Kubernetes Environments

When using Kubernetes to deploy NuoDB, the following types of deployment are supported:

  • Cluster-scoped deployments

  • Namespace-scoped deployments

NuoDB recommends using namespace-scoped deployments. In a namespace-scoped deployment, each new project for a NuoDB database contains its own NuoDB Admin “domain”. For information on Kubernetes deployment options, see concepts documented here.

In a cluster-scoped deployment, a single central project contains the NuoDB admin “domain”. In a cluster-scoped deployment, the “domain name” is the name of this single cluster-wide project - and is typically called “nuodb”.

In deployments of NuoDB managed using Kubernetes, NuoDB supports multiple NuoDB domains running in one Kubernetes cluster. In these deployments, NuoDB also supports multiple projects accessing databases from one or more NuoDB domains. In a cluster deployment, a dedicated project is set up where the NuoDB database and monitoring pods (for example, Admin and Transaction Engine pods) are located. An administration domain may be shared with other application projects where Transaction Engines (TEs) can optionally be deployed.

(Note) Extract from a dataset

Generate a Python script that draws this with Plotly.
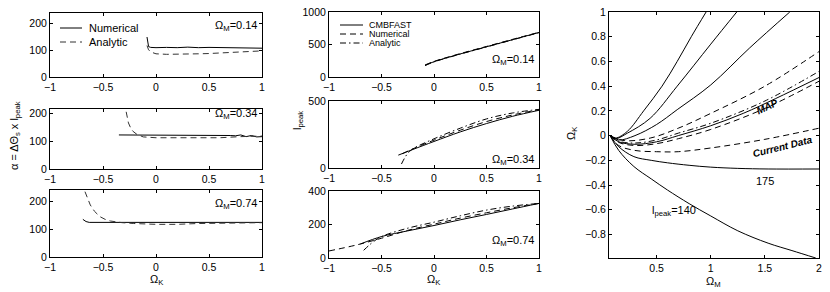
import plotly.graph_objects as go

W, H = 830, 292

# ---------------- data: left column (alpha = dTheta_s x l_peak vs Omega_K) ----------------
a14_ok_num = [-0.085, -0.08, -0.075, -0.07, -0.05, 0.0, 0.1, 0.2, 0.3, 0.4, 0.5, 0.6, 0.7, 0.8, 0.9, 1.0]
a14_num = [150, 138, 122, 114, 111, 110, 111, 110, 112, 110, 111, 110, 109, 110, 108, 108]
a14_ok_ana = [-0.085, -0.07, -0.05, -0.03, 0.0, 0.1, 0.2, 0.3, 0.4, 0.5, 0.6, 0.7, 0.8, 0.9, 1.0]
a14_ana = [118, 102, 94, 90, 87, 85, 85, 86, 87, 88, 90, 92, 94, 96, 98]

a34_ok_num = [-0.35, 0.0, 0.3, 0.6, 0.7, 0.75, 0.8, 0.85, 0.9, 0.95, 1.0]
a34_num = [122, 122, 122, 121, 120, 119, 122, 116, 120, 115, 116]
a34_ok_ana = [-0.30, -0.28, -0.26, -0.24, -0.22, -0.18, -0.12, 0.0, 0.3, 0.6, 0.8, 0.9, 1.0]
a34_ana = [240, 195, 165, 148, 136, 124, 115, 112, 111, 112, 116, 117, 118]

a74_ok_num = [-0.69, -0.66, -0.63, -0.5, 0.0, 0.5, 1.0]
a74_num = [136, 128, 125, 125, 125, 125, 125]
a74_ok_ana = [-0.67, -0.64, -0.62, -0.58, -0.53, -0.48, -0.43, -0.32, -0.21, 0.0, 0.2, 0.4, 0.6, 0.8, 1.0]
a74_ana = [236, 205, 188, 165, 146, 136, 130, 124, 121, 118, 118, 121, 122, 123, 124]

# ---------------- data: middle column (l_peak vs Omega_K) ----------------
l14_ok = [-0.085, 0.0, 0.25, 0.5, 0.75, 1.0]
l14_cmb = [180, 235, 355, 465, 575, 685]
l14_num = [185, 240, 360, 470, 580, 688]
l14_ana = [175, 232, 352, 462, 572, 682]

l34_ok_cmb = [-0.34, -0.2, 0.0, 0.25, 0.5, 0.75, 1.0]
l34_cmb = [97, 140, 200, 272, 335, 390, 435]
l34_ok_num = [-0.30, -0.2, 0.0, 0.25, 0.5, 0.75, 1.0]
l34_num = [108, 145, 210, 285, 350, 400, 440]
l34_ok_ana = [-0.31, -0.28, -0.25, -0.2, 0.0, 0.25, 0.5, 0.75, 1.0]
l34_ana = [30, 75, 110, 145, 220, 300, 370, 415, 442]

l74_ok_cmb = [-0.70, -0.5, -0.25, 0.0, 0.25, 0.5, 0.75, 1.0]
l74_cmb = [84, 128, 162, 194, 228, 260, 293, 326]
l74_ok_num = [-1.0, -0.75, -0.5, -0.25, 0.0, 0.25, 0.5, 0.75, 1.0]
l74_num = [42, 76, 118, 165, 202, 238, 270, 300, 326]
l74_ok_ana = [-0.67, -0.62, -0.58, -0.5, -0.25, 0.0, 0.25, 0.5, 0.75, 1.0]
l74_ana = [46, 75, 96, 128, 178, 214, 252, 286, 310, 326]

# ---------------- data: right panel (Omega_K vs Omega_M contours) ----------------
om_A = [0.07, 0.12, 0.23, 0.38, 0.55, 0.69, 0.82, 0.957]
ok_A = [0.0, -0.02, 0.035, 0.2, 0.4, 0.6, 0.8, 1.0]
om_B = [0.07, 0.12, 0.23, 0.44, 0.69, 1.0, 1.24]
ok_B = [0.0, -0.025, 0.02, 0.14, 0.40, 0.74, 1.0]
om_C = [0.07, 0.15, 0.3, 0.5, 0.69, 1.0, 1.36, 1.73]
ok_C = [0.0, -0.035, 0.0, 0.09, 0.21, 0.41, 0.71, 1.0]
om_D = [0.07, 0.15, 0.3, 0.5, 0.7, 1.0, 1.3, 1.6, 2.0]
ok_D = [0.0, -0.05, -0.07, -0.05, 0.0, 0.08, 0.18, 0.30, 0.47]
om_Map_hi = [0.07, 0.15, 0.3, 0.5, 0.7, 1.0, 1.5, 2.0]
ok_Map_hi = [0.0, -0.045, -0.06, -0.035, 0.02, 0.10, 0.28, 0.52]
om_Map_lo = [0.07, 0.15, 0.3, 0.5, 0.7, 1.0, 1.5, 2.0]
ok_Map_lo = [0.0, -0.055, -0.08, -0.065, -0.025, 0.05, 0.22, 0.44]
om_Cur_hi = [0.07, 0.2, 0.44, 0.7, 1.0, 1.5, 2.0]
ok_Cur_hi = [0.0, -0.04, -0.02, 0.06, 0.18, 0.40, 0.68]
om_Cur_lo = [0.07, 0.15, 0.3, 0.5, 0.7, 1.0, 1.5, 2.0]
ok_Cur_lo = [0.0, -0.08, -0.12, -0.13, -0.13, -0.10, -0.03, 0.06]
om_175 = [0.07, 0.15, 0.29, 0.45, 0.6, 0.8, 1.0, 1.25, 1.53, 2.0]
ok_175 = [0.0, -0.09, -0.17, -0.20, -0.22, -0.24, -0.255, -0.265, -0.27, -0.27]
om_140 = [0.07, 0.15, 0.29, 0.45, 0.6, 0.8, 1.0, 1.25, 1.53, 1.75, 1.97]
ok_140 = [0.0, -0.12, -0.25, -0.35, -0.44, -0.55, -0.65, -0.77, -0.87, -0.93, -0.99]

# tick values
left_x_ticks = [-1, -0.5, 0, 0.5, 1]
left_y_ticks = [0, 100, 200]
mid_y_ticks = [[0, 500, 1000], [0, 500], [0, 200, 400]]
right_x_ticks = [0.5, 1, 1.5, 2]
right_y_ticks = [-0.8, -0.6, -0.4, -0.2, 0, 0.2, 0.4, 0.6, 0.8, 1]

FONT = "Liberation Sans, Arial, Helvetica, sans-serif"
DASH = "6px,4px"
DASHDOT = "6px,3px,1.5px,3px"

def px_x(a, b):
    return [a / W, b / W]

def px_y(top, bottom):
    return [1 - bottom / H, 1 - top / H]

fig = go.Figure()

def line(x, y, ax, dash="solid", shape="linear", color="black"):
    fig.add_trace(go.Scatter(x=x, y=y, mode="lines", xaxis="x" + ax, yaxis="y" + ax,
                             line=dict(color=color, width=1, dash=dash, shape=shape),
                             showlegend=False, hoverinfo="skip"))

# left column
line(a14_ok_num, a14_num, "")
line(a14_ok_ana, a14_ana, "", DASH, color="#333")
line(a34_ok_num, a34_num, "2")
line(a34_ok_ana, a34_ana, "2", DASH, color="#333")
line(a74_ok_num, a74_num, "3")
line(a74_ok_ana, a74_ana, "3", DASH, color="#333")
# middle column
line(l14_ok, l14_cmb, "4", shape="spline")
line(l14_ok, l14_num, "4", DASH, "spline")
line(l14_ok, l14_ana, "4", DASHDOT, "spline")
line(l34_ok_cmb, l34_cmb, "5", shape="spline")
line(l34_ok_num, l34_num, "5", DASH, "spline")
line(l34_ok_ana, l34_ana, "5", DASHDOT, "spline")
line(l74_ok_cmb, l74_cmb, "6", shape="spline")
line(l74_ok_num, l74_num, "6", DASH, "spline")
line(l74_ok_ana, l74_ana, "6", DASHDOT, "spline")
# right panel
for xs, ys, d in [(om_A, ok_A, "solid"), (om_B, ok_B, "solid"), (om_C, ok_C, "solid"),
                  (om_D, ok_D, "solid"), (om_Map_hi, ok_Map_hi, DASHDOT),
                  (om_Map_lo, ok_Map_lo, DASH), (om_Cur_hi, ok_Cur_hi, DASH),
                  (om_Cur_lo, ok_Cur_lo, DASH), (om_175, ok_175, "solid"),
                  (om_140, ok_140, "solid")]:
    line(xs, ys, "7", d, "spline")

def axis(domain, rng, tickvals, anchor):
    return dict(domain=domain, range=rng, tickvals=tickvals, ticks="inside", ticklen=3,
                tickcolor="black", tickwidth=1, showline=True, linecolor="black", linewidth=1,
                mirror="ticks", showgrid=False, zeroline=False, anchor=anchor, automargin=False,
                tickfont=dict(family=FONT, size=10.5, color="black"))

LX = px_x(50, 262)
MX = px_x(329, 539)
RX = px_x(609, 819)

layout = dict(
    width=W, height=H, margin=dict(l=0, r=0, t=0, b=0, pad=0, autoexpand=False),
    paper_bgcolor="white", plot_bgcolor="white", showlegend=False,
    font=dict(family=FONT, size=11, color="black"),
    xaxis=axis(LX, [-1, 1], left_x_ticks, "y"),
    yaxis=axis(px_y(13, 77), [0, 240], left_y_ticks, "x"),
    xaxis2=axis(LX, [-1, 1], left_x_ticks, "y2"),
    yaxis2=axis(px_y(109, 169), [0, 215], left_y_ticks, "x2"),
    xaxis3=axis(LX, [-1, 1], left_x_ticks, "y3"),
    yaxis3=axis(px_y(190, 257), [0, 242], left_y_ticks, "x3"),
    xaxis4=axis(MX, [-1, 1], left_x_ticks, "y4"),
    yaxis4=axis(px_y(12, 77), [0, 1000], mid_y_ticks[0], "x4"),
    xaxis5=axis(MX, [-1, 1], left_x_ticks, "y5"),
    yaxis5=axis(px_y(101, 168), [0, 505], mid_y_ticks[1], "x5"),
    xaxis6=axis(MX, [-1, 1], left_x_ticks, "y6"),
    yaxis6=axis(px_y(191, 258), [0, 400], mid_y_ticks[2], "x6"),
    xaxis7=axis(RX, [0.06, 2], right_x_ticks, "y7"),
    yaxis7=axis(px_y(12, 258), [-0.99, 1], right_y_ticks, "x7"),
)
fig.update_layout(**layout)

ann = []
def text(t, x, y, xref="paper", yref="paper", size=11, xanchor="center", yanchor="middle", angle=0):
    ann.append(dict(text=t, x=x, y=y, xref=xref, yref=yref, showarrow=False, textangle=angle,
                    xanchor=xanchor, yanchor=yanchor, font=dict(family=FONT, size=size, color="black")))

# panel labels (in axis-domain coordinates)
for ax, t, yf in [("", "0.14", 0.80), ("2", "0.34", 0.92), ("3", "0.74", 0.79)]:
    text("Ω<sub>M</sub>=" + t, 0.985, yf, "x%s domain" % ax, "y%s domain" % ax, xanchor="right")
for ax, t, yf in [("4", "0.14", 0.26), ("5", "0.34", 0.12), ("6", "0.74", 0.26)]:
    text("Ω<sub>M</sub>=" + t, 0.985, yf, "x%s domain" % ax, "y%s domain" % ax, xanchor="right")

# axis titles
text("α = ΔΘ<sub>s</sub> x l<sub>peak</sub>", 15 / W, 1 - 136 / H, angle=-90)
text("l<sub>peak</sub>", 298 / W, 1 - 121 / H, angle=-90)
text("Ω<sub>K</sub>", 572 / W, 1 - 133 / H, angle=-90)
text("Ω<sub>K</sub>", 157 / W, 1 - 280 / H)
text("Ω<sub>K</sub>", 434 / W, 1 - 280 / H)
text("Ω<sub>M</sub>", 713 / W, 1 - 282 / H)

# right-panel annotations
text("<b><i>MAP</i></b>", 1.525, 0.232, "x7", "y7", size=10, angle=-25)
text("<b><i>Current Data</i></b>", 1.665, -0.087, "x7", "y7", size=10, angle=-14)
text("175", 1.50, -0.37, "x7", "y7")
text("l<sub>peak</sub>=140", 0.66, -0.61, "x7", "y7")

# legends (drawn as layout keys)
shapes = []
def key(x0, x1, y, dash, color="black"):
    shapes.append(dict(type="line", xref="paper", yref="paper", x0=x0 / W, x1=x1 / W,
                       y0=1 - y / H, y1=1 - y / H, line=dict(color=color, width=1, dash=dash)))

key(60, 82, 28, "solid")
key(60, 82, 42, DASH, "#333")
text("Numerical", 87 / W, 1 - 28 / H, xanchor="left")
text("Analytic", 87 / W, 1 - 42 / H, xanchor="left")

key(340, 363, 25, "solid")
key(340, 363, 34, DASH)
key(340, 363, 43, DASHDOT)
text("CMBFAST", 367 / W, 1 - 25 / H, size=9, xanchor="left")
text("Numerical", 367 / W, 1 - 34 / H, size=9, xanchor="left")
text("Analytic", 367 / W, 1 - 43 / H, size=9, xanchor="left")

fig.update_layout(annotations=ann, shapes=shapes)
fig.write_html("out.html", config={"displayModeBar": False, "staticPlot": True},
               post_script="document.body.style.margin='0';document.body.style.overflow='hidden';")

The placement oof the NuoDB TE pods can either be in an application or in the NuoDB project; this is a logical placement not a physical one. To optimize application runtime performance, the application pod and its preferred TE should be as closely co-located as possible, thereby reducing client-side connection latency. For example, the application and TE should be in the same pod or located on the same server node.

NuoDB provides flexible load balancer features to control this, and allows you to decide on how close or distant clients are located to/from TEs.